Когда Ники вошла в дом, на ее лице сияла улыбка — на сей раз она не испытывала неловкости.
Широкая, элегантная лестница вела на второй этаж. На стенах были развешаны восточные ковры. Двери и сводчатые проходы, отделанные красным деревом, и выкрашенные светлой краской стены создавали впечатление большого пространства.
Через проход Ники снова увидела профессора Маккейда, который сидел в дальней гостиной.

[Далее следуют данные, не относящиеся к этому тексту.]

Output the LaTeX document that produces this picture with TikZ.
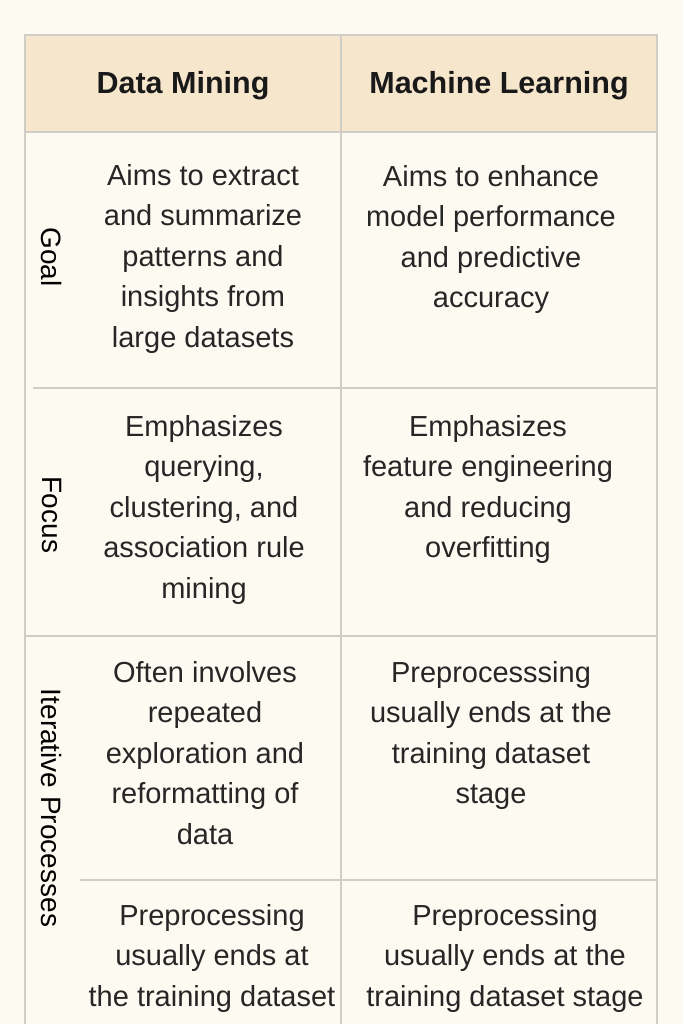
\documentclass[tikz,border=0pt]{standalone}
\usepackage{fontspec}
\setmainfont{Liberation Sans}
\definecolor{paper}{HTML}{FDFBF1}
\definecolor{peach}{HTML}{F6E6CC}
\definecolor{rule}{HTML}{CFCDC6}
\tikzset{cell/.style={anchor=north,align=center,inner sep=0pt,font=\fontsize{29}{40.5}\selectfont,text=black!85}}
\tikzset{hdr/.style={inner sep=0pt,font=\fontsize{30.5}{34}\selectfont\bfseries,text=black!90}}
\tikzset{rowlabel/.style={rotate=-90,inner sep=0pt,font=\fontsize{28}{30}\selectfont}}
\tikzset{grid/.style={draw=rule,line width=1.2pt}}

\begin{document}
\begin{tikzpicture}[x=1pt,y=-1pt]
        % page and header band
        \fill[paper] (0,0) rectangle (683,1024);
        \useasboundingbox (0,0) rectangle (683,1024);
        \fill[peach] (25,35) rectangle (657,132);
        % grid lines
        \draw[grid] (25,1024) -- (25,35) -- (657,35) -- (657,1024);
        \draw[grid] (341,35) -- (341,1024);
        \draw[grid] (25,132) -- (657,132);
        \draw[grid] (33,388) -- (657,388);
        \draw[grid] (25,636) -- (657,636);
        \draw[grid] (80,880) -- (657,880);
        % header
        \node[hdr] (hdm) at (183,86) {Data Mining};
        \node[hdr] (hml) at (499,86) {Machine Learning};
        % row labels
        \node[rowlabel] (lgoal) at (52,257) {Goal};
        \node[rowlabel] (lfocus) at (52,515) {Focus};
        \node[rowlabel] (liter) at (52,808) {Iterative Processes};
        % goal
        \node[cell] (gdm) at (203,164) {Aims to extract\\and summarize\\patterns and\\insights from\\large datasets};
        \node[cell] (gml) at (491,165) {Aims to enhance\\model performance\\and predictive\\accuracy};
        % focus
        \node[cell] (fdm) at (204,415) {Emphasizes\\querying,\\clustering, and\\association rule\\mining};
        \node[cell] (fml) at (488,415) {Emphasizes\\feature engineering\\and reducing\\overfitting};
        % iterative processes
        \node[cell] (idm) at (205,661) {Often involves\\repeated\\exploration and\\reformatting of\\data};
        \node[cell] (iml) at (491,661) {Preprocesssing\\usually ends at the\\training dataset\\stage};
        \node[cell] (jdm) at (212,904) {Preprocessing\\usually ends at\\the training dataset};
        \node[cell] (jml) at (505,904) {Preprocessing\\usually ends at the\\training dataset stage};
\end{tikzpicture}
\end{document}
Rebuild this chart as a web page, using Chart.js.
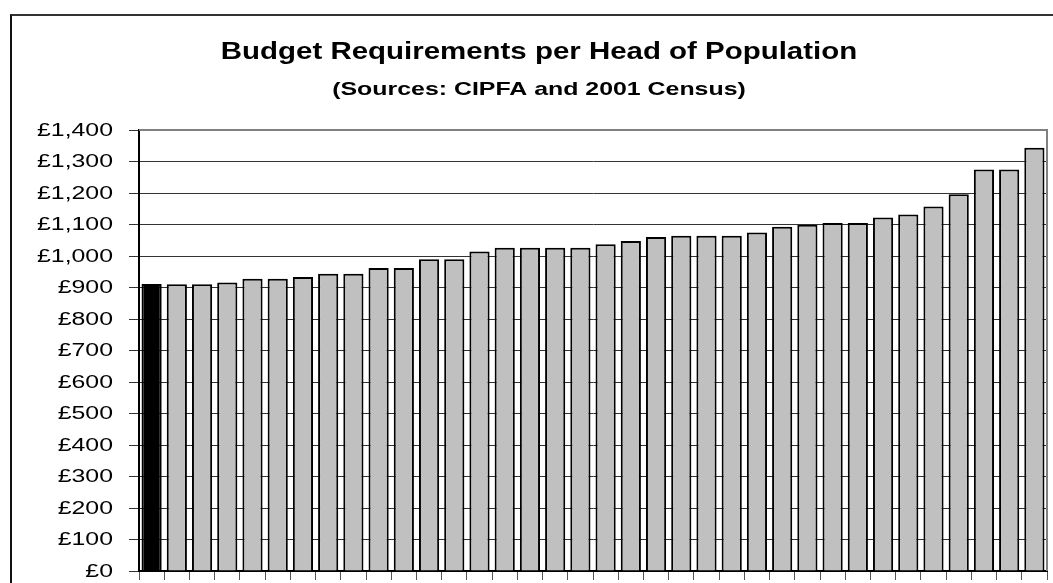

Он не дремал по-стариковски, явно бодрствовал, но казалось, что он смотрит в никуда.
Инстинктивно Ники шагнула к нему, затем резко остановилась и вздохнула. Она никогда не видела более печального человека. Каково это — любить кого-то так сильно, что, когда теряешь любимого, жизнь становится серой и пустой? Страшно пережить подобное. И в то же самое время Ники хотела испытать именно такую любовь — всепоглощающую, удивительную. О такой она только слышала, но никогда и ни у кого не находила, даже у своего отца.
— Думаю, ты захочешь начать на чердаке, — заметил Люк. — Там скопилось много вещей.
— Э-э-э… может, я осмотрюсь для начала? — пробормотала Ники, все еще размышляя о судьбе профессора. Помнил ли он счастливое время, когда его жена была рядом с ним? Ники никогда не говорила на личные темы с Джоном Маккейдом. Но в своих книгах он красноречиво писал о своей жене и ее страсти к садоводству.
— Ну, пойдем, — Люк повел ее по большому дому, указывая на места, где когда-то висели картины. — Мы думаем, что они находятся на чердаке, — объяснил он.
— Как портрет вашей прабабушки?
Люк свирепо посмотрел на Ники. Что она прицепилась к этому проклятому портрету! Вчера вечером в Интернете он поискал сведения об Артуре Метлоке, и то, что он нашел об этом художнике, потрясло его. Картина действительно стоила огромную кучу денег.